Grâce à ses images qui évoquent parfois l’adaptation parano de Philip K. Dick, A Scanner darkly, Forman mélange souvenirs refoulés, rêves, visions d’horreur et hallucinations, comme autant de pièces d’un puzzle impossible à reconstituer. On navigue en pleine poésie, en plein cauchemar, un peu comme chez Miyazaki, on pense à Shoah, un peu, et à Maus, la BD d’Art Spiegelman, beaucoup. Oubliée Marjane Satrapi et son adaptation étriquée de Persepolis, recopiage pathétique de sa merveilleuse BD. Folman est un réalisateur, un vrai, il bouge sa caméra comme Coppola, fait vibrer sa pellicule comme Fuller et nous crucifie comme Klimov.
Le massacre de Sabra et Chatila arrive dans les dernières secondes du film, aspire comme un trou noir le récit tout entier, et le spectateur avec. Et si ce soir-là, Folman était bien présent, éclairant les bourreaux avec des fusées lumineuses, il éclaire aujourd’hui, 26 ans plus tard, notre mémoire et notre conscience, avec une poignée d’images d’actualité. L’effet est ahurissant, insoutenable. On en sort avec un goût de cendres dans la bouche.
Comme c’est bizarre ! l’actualité est tendance. Je veux pas dire que le film ne soit pas d’actualité, cannes c’etait y a pas longtemps.
J’ai hate de voir cette bd, rien que pour la technique, le visuel, on doit pas s ennuyer avec ce genre de graphisme. Dans le style, Renaissance etait pas pire, non ? Quand sort il à l’exterieur, outre atlantique ? j’aimerais savoir.
Non seulement Persepolis était plat, mais c’était aussi passablement menteur. Madame Satrapi tapait à coups redoublés sur le Shah, disparu depuis 1979, mais elle ne disait pas grand-chose de ses successeurs, les ayatollahs fous. Leurs crimes, elle les collait sur les voyous de la rue.

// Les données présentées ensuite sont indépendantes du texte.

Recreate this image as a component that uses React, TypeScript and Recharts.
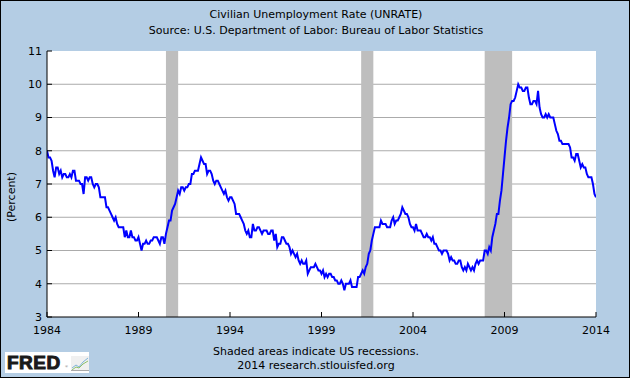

On peut s’étonner que ce petit film sans attrait esthétique ait récolté autant de lounages…
C’est un tres beau film. J’aime beaucoup le cinéma israëlien. Il est une conscience morale dans ce pays. Il est sans concession sur les derives securitaires et autres crimes de guerre. En l’absence d’une gauche critique ou autre voix courageuse, il fait aimer ce pays.
Je trouve que Marc Godin, votre critique, est un peu faux cul en ne parlant pas de l’ecrasante responsabilité d’Ariel Sharon dans le Massacre de Sabra et Chatila. Le fim est plus courageux.
Israël savait que des femmes enfants viellards se faisaient etriper dans une zone controlée par lui.
Au passage je vous recommande "7 jours" actuellement à l’affiche, autre film israëlien à l’humour acide et dans un genre autre.